The world of photography is more than just going to exotic
places and pressing the shutter button. If that’s the case, any girl with her
mother’s latest smartphone would brag about being a photographer. Using the
most expensive camera setup in the world also does not guarantee that your
pictures will look good on Instagram and Facebook. In reality there is a big
difference between “just another photo” and “well-captured photo” because more often
than not the latter is taken by someone who has better knowledge about how
camera works than the girl. One of the most important terminologies to understand
is Depth of Field. And if you think that Depth of Field literally means how deep the field is, well then you are
wrong.
In photography, depth of field is a zone within which an object
in a photo appears in focus. There are only two Depth of Field zones:
- Shallow: a small portion of the photo appears in focus
- Deep: almost everything in the photo looks sharp
Capturing a photograph with shallow depth of field should
produce something called bokeh effect – it is not a misspelled as you may think,
the name really is bokeh. It is most often used in portraits and wildlife photography, but you can try it for selfies and food photography too.
Achieving Depth of
Field for Bokeh Effect
In contrast to what you believe, a camera (or more
specifically a lens) can only focus at one “point” only. Just because your
camera says it has “multiple focus points” feature, it does not mean the camera
can actually focus on many different points in a single frame. This is either
technically impossible or the technology is just not there yet.
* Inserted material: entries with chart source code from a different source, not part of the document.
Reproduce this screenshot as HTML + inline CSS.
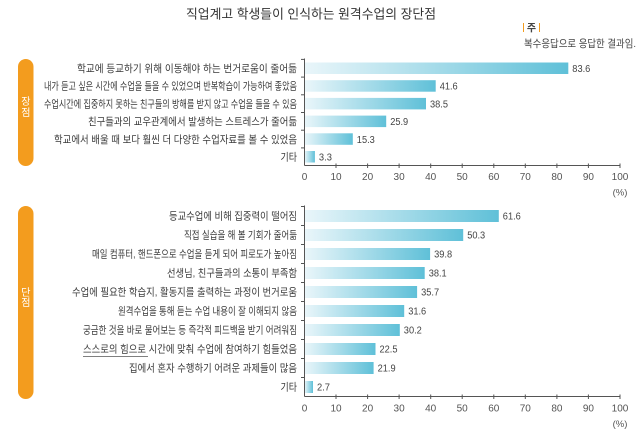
<!DOCTYPE html>
<html>
<head>
<meta charset="utf-8">
<style>
html,body{margin:0;padding:0;background:#fff;}
svg{display:block;}
text{font-family:"Liberation Sans","Noto Sans CJK KR",sans-serif;}
.k{font-family:"Noto Sans CJK KR","NanumGothic",sans-serif;}
</style>
</head>
<body>
<svg width="640" height="434" viewBox="0 0 640 434" xmlns="http://www.w3.org/2000/svg">
<defs>
<linearGradient id="g" x1="0" y1="0" x2="1" y2="0">
<stop offset="0" stop-color="#eaf6fa"/>
<stop offset="1" stop-color="#5fc0d8"/>
</linearGradient>
</defs>
<rect width="640" height="434" fill="#fff"/>

<!-- Title -->
<text x="186" y="18.5" font-size="13" fill="#333" textLength="250" lengthAdjust="spacingAndGlyphs">직업계고 학생들이 인식하는 원격수업의 장단점</text>

<!-- Note -->
<rect x="523" y="23" width="1" height="9" fill="#f39c1e"/>
<text x="531.5" y="31.5" font-size="10" font-weight="bold" fill="#444" text-anchor="middle">주</text>
<rect x="539" y="23" width="1" height="9" fill="#f39c1e"/>
<text x="524" y="47" font-size="10.5" fill="#444" textLength="112" lengthAdjust="spacingAndGlyphs">복수응답으로 응답한 결과임.</text>

<!-- Pills -->
<rect x="18" y="59" width="15.5" height="107" rx="7.75" fill="#f39c1e"/>
<text class="k" x="25.8" y="105" font-size="10" fill="#fff" text-anchor="middle">장</text>
<text class="k" x="25.8" y="116" font-size="10" fill="#fff" text-anchor="middle">점</text>
<rect x="18" y="206" width="15.5" height="193" rx="7.75" fill="#f39c1e"/>
<text class="k" x="25.8" y="296" font-size="10" fill="#fff" text-anchor="middle">단</text>
<text class="k" x="25.8" y="306" font-size="10" fill="#fff" text-anchor="middle">점</text>

<!-- TOP SECTION -->
<g fill="url(#g)">
<rect x="304.5" y="62.5" width="263.8" height="11.5"/>
<rect x="304.5" y="80.2" width="131.2" height="11.5"/>
<rect x="304.5" y="97.9" width="121.5" height="11.5"/>
<rect x="304.5" y="115.6" width="81.7" height="11.5"/>
<rect x="304.5" y="133.3" width="48.3" height="11.5"/>
<rect x="304.5" y="151.0" width="10.4" height="11.5"/>
</g>
<g font-size="10.5" fill="#3a3a3a">
<text x="77" y="72" textLength="220" lengthAdjust="spacingAndGlyphs">학교에 등교하기 위해 이동해야 하는 번거로움이 줄어듦</text>
<text x="44" y="89.7" textLength="253" lengthAdjust="spacingAndGlyphs">내가 듣고 싶은 시간에 수업을 들을 수 있었으며 반복학습이 가능하여 좋았음</text>
<text x="44" y="107.4" textLength="253" lengthAdjust="spacingAndGlyphs">수업시간에 집중하지 못하는 친구들의 방해를 받지 않고 수업을 들을 수 있음</text>
<text x="88" y="125.1" textLength="209" lengthAdjust="spacingAndGlyphs">친구들과의 교우관계에서 발생하는 스트레스가 줄어듦</text>
<text x="54" y="142.8" textLength="243" lengthAdjust="spacingAndGlyphs">학교에서 배울 때 보다 훨씬 더 다양한 수업자료를 볼 수 있었음</text>
<text x="280.5" y="160.5" textLength="16.5" lengthAdjust="spacingAndGlyphs">기타</text>
</g>
<g font-size="10" fill="#444">
<text x="572.3" y="72" textLength="18" lengthAdjust="spacingAndGlyphs">83.6</text>
<text x="439.7" y="89.7" textLength="18" lengthAdjust="spacingAndGlyphs">41.6</text>
<text x="430" y="107.4" textLength="18" lengthAdjust="spacingAndGlyphs">38.5</text>
<text x="390.2" y="125.1" textLength="18" lengthAdjust="spacingAndGlyphs">25.9</text>
<text x="356.8" y="142.8" textLength="18" lengthAdjust="spacingAndGlyphs">15.3</text>
<text x="318.9" y="160.5" textLength="13" lengthAdjust="spacingAndGlyphs">3.3</text>
</g>
<g stroke="#555" stroke-width="1" fill="none">
<line x1="304.5" y1="58.5" x2="304.5" y2="165.5"/>
<line x1="304.5" y1="165.5" x2="620" y2="165.5"/>
<line x1="301" y1="59.4" x2="304.5" y2="59.4"/>
<line x1="301" y1="77.1" x2="304.5" y2="77.1"/>
<line x1="301" y1="94.8" x2="304.5" y2="94.8"/>
<line x1="301" y1="112.5" x2="304.5" y2="112.5"/>
<line x1="301" y1="130.2" x2="304.5" y2="130.2"/>
<line x1="301" y1="147.9" x2="304.5" y2="147.9"/>
<line x1="336" y1="163.5" x2="336" y2="168"/>
<line x1="367.6" y1="163.5" x2="367.6" y2="168"/>
<line x1="399.1" y1="163.5" x2="399.1" y2="168"/>
<line x1="430.7" y1="163.5" x2="430.7" y2="168"/>
<line x1="462.2" y1="163.5" x2="462.2" y2="168"/>
<line x1="493.8" y1="163.5" x2="493.8" y2="168"/>
<line x1="525.3" y1="163.5" x2="525.3" y2="168"/>
<line x1="556.9" y1="163.5" x2="556.9" y2="168"/>
<line x1="588.4" y1="163.5" x2="588.4" y2="168"/>
<line x1="620" y1="163.5" x2="620" y2="168"/>
</g>
<g font-size="10" fill="#555" text-anchor="middle">
<text x="304.5" y="180">0</text>
<text x="336" y="180">10</text>
<text x="367.6" y="180">20</text>
<text x="399.1" y="180">30</text>
<text x="430.7" y="180">40</text>
<text x="462.2" y="180">50</text>
<text x="493.8" y="180">60</text>
<text x="525.3" y="180">70</text>
<text x="556.9" y="180">80</text>
<text x="588.4" y="180">90</text>
<text x="620" y="180">100</text>
<text x="620" y="195.5" font-size="9.5">(%)</text>
</g>

<!-- BOTTOM SECTION -->
<g fill="url(#g)">
<rect x="304.5" y="210" width="194.3" height="12"/>
<rect x="304.5" y="229" width="158.7" height="12"/>
<rect x="304.5" y="248" width="125.6" height="12"/>
<rect x="304.5" y="267" width="120.2" height="12"/>
<rect x="304.5" y="286" width="112.6" height="12"/>
<rect x="304.5" y="305" width="99.7" height="12"/>
<rect x="304.5" y="324" width="95.3" height="12"/>
<rect x="304.5" y="343" width="71.0" height="12"/>
<rect x="304.5" y="362" width="69.1" height="12"/>
<rect x="304.5" y="381" width="8.5" height="12"/>
</g>
<g font-size="10.5" fill="#3a3a3a">
<text x="169" y="219.7" textLength="128" lengthAdjust="spacingAndGlyphs">등교수업에 비해 집중력이 떨어짐</text>
<text x="184" y="238.7" textLength="113" lengthAdjust="spacingAndGlyphs">직접 실습을 해 볼 기회가 줄어듦</text>
<text x="92" y="257.7" textLength="205" lengthAdjust="spacingAndGlyphs">매일 컴퓨터, 핸드폰으로 수업을 듣게 되어 피로도가 높아짐</text>
<text x="167" y="276.7" textLength="130" lengthAdjust="spacingAndGlyphs">선생님, 친구들과의 소통이 부족함</text>
<text x="72" y="295.7" textLength="225" lengthAdjust="spacingAndGlyphs">수업에 필요한 학습지, 활동지를 출력하는 과정이 번거로움</text>
<text x="118" y="314.7" textLength="179" lengthAdjust="spacingAndGlyphs">원격수업을 통해 듣는 수업 내용이 잘 이해되지 않음</text>
<text x="83" y="333.7" textLength="214" lengthAdjust="spacingAndGlyphs">궁금한 것을 바로 물어보는 등 즉각적 피드백을 받기 어려워짐</text>
<text x="83" y="352.7" textLength="214" lengthAdjust="spacingAndGlyphs">스스로의 힘으로 시간에 맞춰 수업에 참여하기 힘들었음</text>
<text x="129" y="371.7" textLength="168" lengthAdjust="spacingAndGlyphs">집에서 혼자 수행하기 어려운 과제들이 많음</text>
<text x="280.5" y="390.7" textLength="16.5" lengthAdjust="spacingAndGlyphs">기타</text>
</g>
<line x1="83" y1="356.5" x2="148" y2="356.5" stroke="#555" stroke-width="0.8"/>
<g font-size="10" fill="#444">
<text x="502.8" y="219.7" textLength="18" lengthAdjust="spacingAndGlyphs">61.6</text>
<text x="467.2" y="238.7" textLength="18" lengthAdjust="spacingAndGlyphs">50.3</text>
<text x="434.1" y="257.7" textLength="18" lengthAdjust="spacingAndGlyphs">39.8</text>
<text x="428.7" y="276.7" textLength="18" lengthAdjust="spacingAndGlyphs">38.1</text>
<text x="421.1" y="295.7" textLength="18" lengthAdjust="spacingAndGlyphs">35.7</text>
<text x="408.2" y="314.7" textLength="18" lengthAdjust="spacingAndGlyphs">31.6</text>
<text x="403.8" y="333.7" textLength="18" lengthAdjust="spacingAndGlyphs">30.2</text>
<text x="379.5" y="352.7" textLength="18" lengthAdjust="spacingAndGlyphs">22.5</text>
<text x="377.6" y="371.7" textLength="18" lengthAdjust="spacingAndGlyphs">21.9</text>
<text x="317" y="390.7" textLength="13" lengthAdjust="spacingAndGlyphs">2.7</text>
</g>
<g stroke="#555" stroke-width="1" fill="none">
<line x1="304.5" y1="205.5" x2="304.5" y2="396.5"/>
<line x1="304.5" y1="396.5" x2="620" y2="396.5"/>
<line x1="301" y1="206.5" x2="304.5" y2="206.5"/>
<line x1="301" y1="225.5" x2="304.5" y2="225.5"/>
<line x1="301" y1="244.5" x2="304.5" y2="244.5"/>
<line x1="301" y1="263.5" x2="304.5" y2="263.5"/>
<line x1="301" y1="282.5" x2="304.5" y2="282.5"/>
<line x1="301" y1="301.5" x2="304.5" y2="301.5"/>
<line x1="301" y1="320.5" x2="304.5" y2="320.5"/>
<line x1="301" y1="339.5" x2="304.5" y2="339.5"/>
<line x1="301" y1="358.5" x2="304.5" y2="358.5"/>
<line x1="301" y1="377.5" x2="304.5" y2="377.5"/>
<line x1="336" y1="394.5" x2="336" y2="399"/>
<line x1="367.6" y1="394.5" x2="367.6" y2="399"/>
<line x1="399.1" y1="394.5" x2="399.1" y2="399"/>
<line x1="430.7" y1="394.5" x2="430.7" y2="399"/>
<line x1="462.2" y1="394.5" x2="462.2" y2="399"/>
<line x1="493.8" y1="394.5" x2="493.8" y2="399"/>
<line x1="525.3" y1="394.5" x2="525.3" y2="399"/>
<line x1="556.9" y1="394.5" x2="556.9" y2="399"/>
<line x1="588.4" y1="394.5" x2="588.4" y2="399"/>
<line x1="620" y1="394.5" x2="620" y2="399"/>
</g>
<g font-size="10" fill="#555" text-anchor="middle">
<text x="304.5" y="411.5">0</text>
<text x="336" y="411.5">10</text>
<text x="367.6" y="411.5">20</text>
<text x="399.1" y="411.5">30</text>
<text x="430.7" y="411.5">40</text>
<text x="462.2" y="411.5">50</text>
<text x="493.8" y="411.5">60</text>
<text x="525.3" y="411.5">70</text>
<text x="556.9" y="411.5">80</text>
<text x="588.4" y="411.5">90</text>
<text x="620" y="411.5">100</text>
<text x="620" y="427" font-size="9.5">(%)</text>
</g>
</svg>
</body>
</html>
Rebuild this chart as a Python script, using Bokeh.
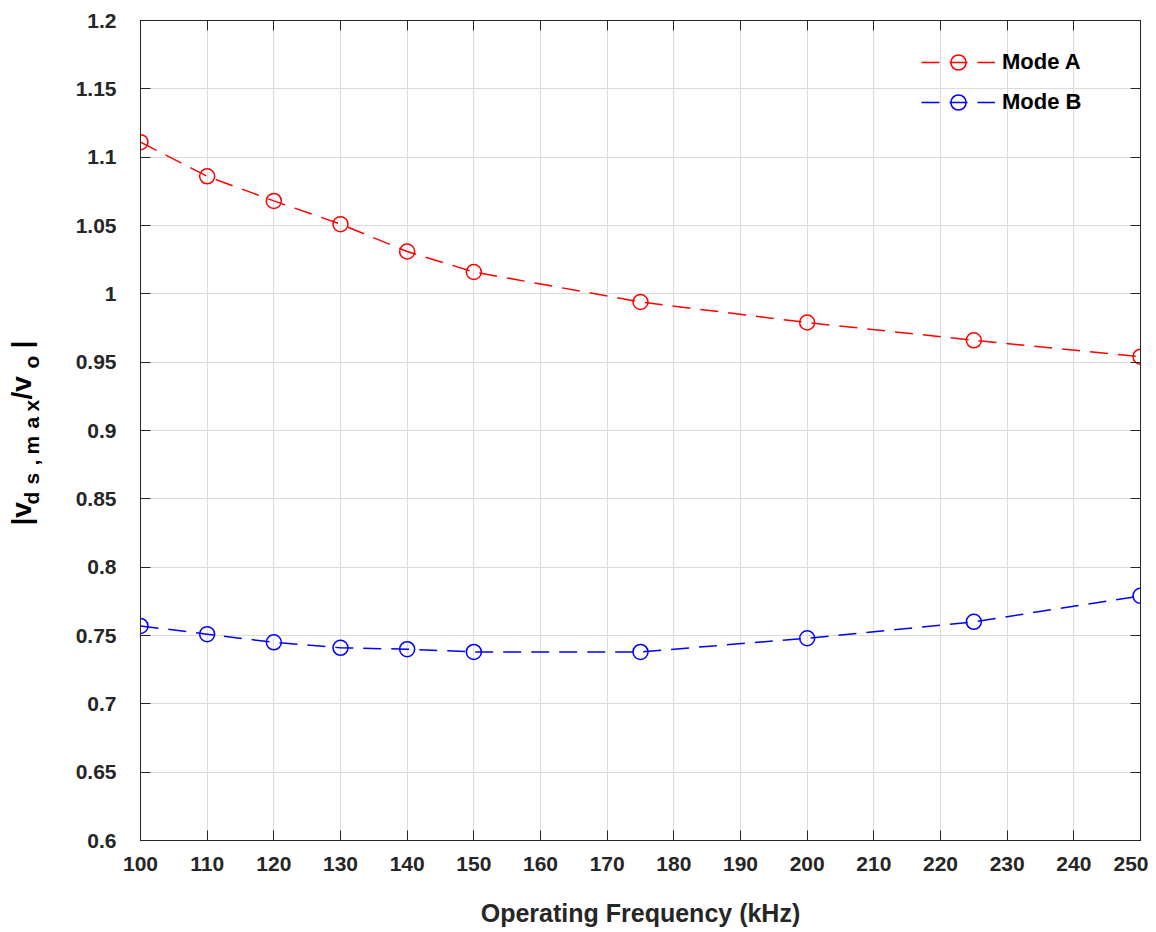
import math
from bokeh.plotting import figure
from bokeh.layouts import row
from bokeh.models import (Range1d, FixedTicker, LinearAxis, Label, Legend,
                          CustomJSTickFormatter)
from bokeh.embed import file_html
from bokeh.resources import INLINE

# ---------------- data ----------------
freq_khz = [100, 110, 120, 130, 140, 150, 175, 200, 225, 250]
mode_a = [1.111, 1.086, 1.068, 1.051, 1.031, 1.016, 0.994, 0.979, 0.966, 0.954]
mode_b = [0.757, 0.751, 0.745, 0.741, 0.740, 0.738, 0.738, 0.748, 0.760, 0.779]
series_names = ["Mode A", "Mode B"]
x_ticks = [100, 110, 120, 130, 140, 150, 160, 170, 180, 190, 200, 210, 220, 230, 240, 250]
y_ticks = [0.6, 0.65, 0.7, 0.75, 0.8, 0.85, 0.9, 0.95, 1.0, 1.05, 1.1, 1.15, 1.2]
x_label = "Operating Frequency (kHz)"
# y label |v_{ds,max}/v_o| : (text, is_subscript)
y_label_parts = [("|v", False), ("d", True), ("s", True), (",", True), ("m", True),
                 ("a", True), ("x", True), ("/v", False), ("o", True), ("|", False)]

FONT = "Liberation Sans"
AX = "#262626"
LBL_W = 60
FRAME_L, FRAME_T, FRAME_W, FRAME_H = 140, 20, 1000, 820
X0, X1, Y0, Y1 = 100, 250, 0.6, 1.2

# ---- narrow panel holding the rotated y-axis label ----
lab = figure(frame_width=LBL_W, frame_height=FRAME_H,
             x_range=Range1d(0, LBL_W), y_range=Range1d(0, FRAME_H),
             output_backend="svg", toolbar_location=None,
             min_border_left=0, min_border_right=0, min_border_top=FRAME_T,
             min_border_bottom=0, outline_line_color=None,
             background_fill_color="white", border_fill_color="white")
lab.axis.visible = False
lab.grid.visible = False

# start positions along the label (page y) and vertical-centre lines (page x)
part_start_y = [525, 504, 484, 465, 454, 428, 411, 399, 368, 348]
for (txt, sub), py in zip(y_label_parts, part_start_y):
    cx = 31 if sub else 21
    fs = 21 if sub else 28
    lab.add_layout(Label(x=cx, y=FRAME_T + FRAME_H - py, text=txt,
                         angle=math.pi / 2, text_align="left",
                         text_baseline="middle", text_font=FONT,
                         text_font_style="bold", text_font_size=f"{fs}px",
                         text_color="black"))

# ---- main plot ----
p = figure(frame_width=FRAME_W, frame_height=FRAME_H,
           x_range=Range1d(X0, X1), y_range=Range1d(Y0, Y1),
           output_backend="svg", toolbar_location=None,
           min_border_left=FRAME_L - LBL_W, min_border_right=8,
           min_border_top=FRAME_T, min_border_bottom=0,
           background_fill_color="white",
           outline_line_color=AX, outline_line_width=1)

fmt = CustomJSTickFormatter(code="""
let s = tick.toFixed(2);
s = s.replace(/0+$/, '').replace(/\\.$/, '');
return s;
""")
blank = CustomJSTickFormatter(code="return '';")

def style_axis(ax, show_labels):
    ax.axis_line_color = AX
    ax.axis_line_width = 1
    ax.major_tick_line_color = AX
    ax.major_tick_in = 10
    ax.major_tick_out = 0
    ax.minor_tick_line_color = None
    ax.major_label_text_font = FONT
    ax.major_label_text_font_style = "bold"
    ax.major_label_text_color = "#262626"
    if not show_labels:
        ax.formatter = blank
        ax.major_label_standoff = 0

xa = p.xaxis[0]
xa.ticker = FixedTicker(ticks=x_ticks)
style_axis(xa, True)
xa.major_label_text_font_size = "21px"
xa.major_label_standoff = 16
xa.axis_label = x_label
xa.axis_label_text_font = FONT
xa.axis_label_text_font_style = "bold"
xa.axis_label_text_font_size = "25px"
xa.axis_label_text_color = "#262626"
xa.axis_label_standoff = 25

ya = p.yaxis[0]
ya.ticker = FixedTicker(ticks=y_ticks)
ya.formatter = fmt
style_axis(ya, True)
ya.major_label_text_font_size = "21px"
ya.major_label_standoff = 24

top = LinearAxis(ticker=FixedTicker(ticks=x_ticks))
style_axis(top, False)
p.add_layout(top, "above")
right = LinearAxis(ticker=FixedTicker(ticks=y_ticks))
style_axis(right, False)
p.add_layout(right, "right")

p.xgrid.ticker = FixedTicker(ticks=x_ticks)
p.ygrid.ticker = FixedTicker(ticks=y_ticks)
for g in (p.xgrid[0], p.ygrid[0]):
    g.grid_line_color = "#dcdcdc"
    g.grid_line_width = 1

colors = ["#ff0000", "#0000ff"]
items = []
for name, ys, c in zip(series_names, [mode_a, mode_b], colors):
    l = p.line(freq_khz, ys, line_color=c, line_width=1.5, line_dash="18 10")
    s = p.scatter(freq_khz, ys, marker="circle", size=15, line_color=c,
                  line_width=1.5, fill_color=None)
    items.append((name, [l, s]))

leg = Legend(items=items, location=(781, 719), glyph_width=74, glyph_height=38,
             label_height=38, spacing=2, padding=0, margin=0, label_standoff=7,
             border_line_color=None, background_fill_alpha=0,
             label_text_font=FONT, label_text_font_style="bold",
             label_text_font_size="22px", label_text_color="black")
p.add_layout(leg, "center")

layout = row(lab, p, spacing=0)
open("out.html", "w").write(file_html(layout, INLINE))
In the event you
figure out how a lens can make this possible, the patent office will be happy
to welcome you. However, a camera can indeed focus at multiple objects as long
as they are at roughly the same distance from it so the objects are within
acceptable depth of field.
For example during a scuba diving activity with a buddy, you
want to have an underwater bokeh photograph as something to show-off on the
Internet. Because you think it is a brilliant idea to include an Orca in the frame,
your friend must wait a little bit longer for the Orca, which currently is swimming
right behind you at speed, to come a little bit closer. That way, your buddy
can get the focus right; otherwise, the Orca may look blurry and no one back
home has evidence of how your life ended. Since the wide-open jaws of the Killer
Whale is pretty close to your head, both objects can look sharp while everything
else behind appears blurry.
Sometimes the line between Depth of Field and blurriness is well, blurry |
Aperture is an opening or hole through which light travels
to the image sensor. Larger aperture means the sensor receives more light, and
smaller aperture brings is less light. Aperture in your camera is calibrated in
f/stops and measured in numbers such as 1.4, 2, 2.8, 3.5, 11, 16, and some
others. Two things to remember:
- Higher f/stop – narrower opening – greater depth of field – sharp background
- Smaller f/stop – larger opening – shallower depth of field – blurry background
It may sound contradictory that smaller number corresponds
to larger opening, mostly because it is indeed contradictory so the problem is
not on you; don’t ask your mother to have your brain examined just yet.
Omitting all the explanations about the witchcrafts that
happen inside the camera, you need wide aperture and close focusing distance to
achieve greater depth of field and get the bokeh effect. Therefore by adjusting
the aperture setting on the camera to the smaller number, you can get the
desired blurry background. As you scroll through the numbers, the Shutter Speed
will also change accordingly. With large light opening, the shutter does not
have to stay open as long to capture the image with the right exposure; this
translates to faster shutter speed.
Distance between the object and lens also matters. As a rule
of thumb, you want the object to be as close as possible to maintain focus but
keep the background slightly far behind it. With wide aperture, the camera
should focus almost entirely on the main object without picking up details of
the surrounding.
Manual Focus
Of course it is easier to achieve if you also use manual
focusing; this way you decide which part of the frame looks the sharpest.
Turning the focus ring allows you to at least have a preview of what the end
result should be; if your camera or lens does not have this manual option, you
are stuck with automatic focus option so you may need to move forward and
backward until you find the perfect distance for nice depth of field.
Aperture Mode
Since you are beginner in photography and reluctant to mess
around too much with manual setting, there is an easy way to get bokeh effect:
Aperture Mode - of course you're
beginner in photography; otherwise you won’t be reading this.
A DSLR has something called PASM (Program, Aperture
Priority, Shutter Priority, and Manual) options. For a nice depth of field,
turn the camera into Aperture Priority so you can adjust the f/stops. Other
functions such as shutter speed will be automatically configured by the camera.
Use the lowest possible f/stop number (larger opening) and experience with
object distance. In Point-and-Shoot camera where there are no PASM and bokeh
effect options, your best chance of getting shallow depth of field is by using
the Portrait Mode; it may not be the best and it also takes more walking back
and forth, but it is workable and at least you burn some calories.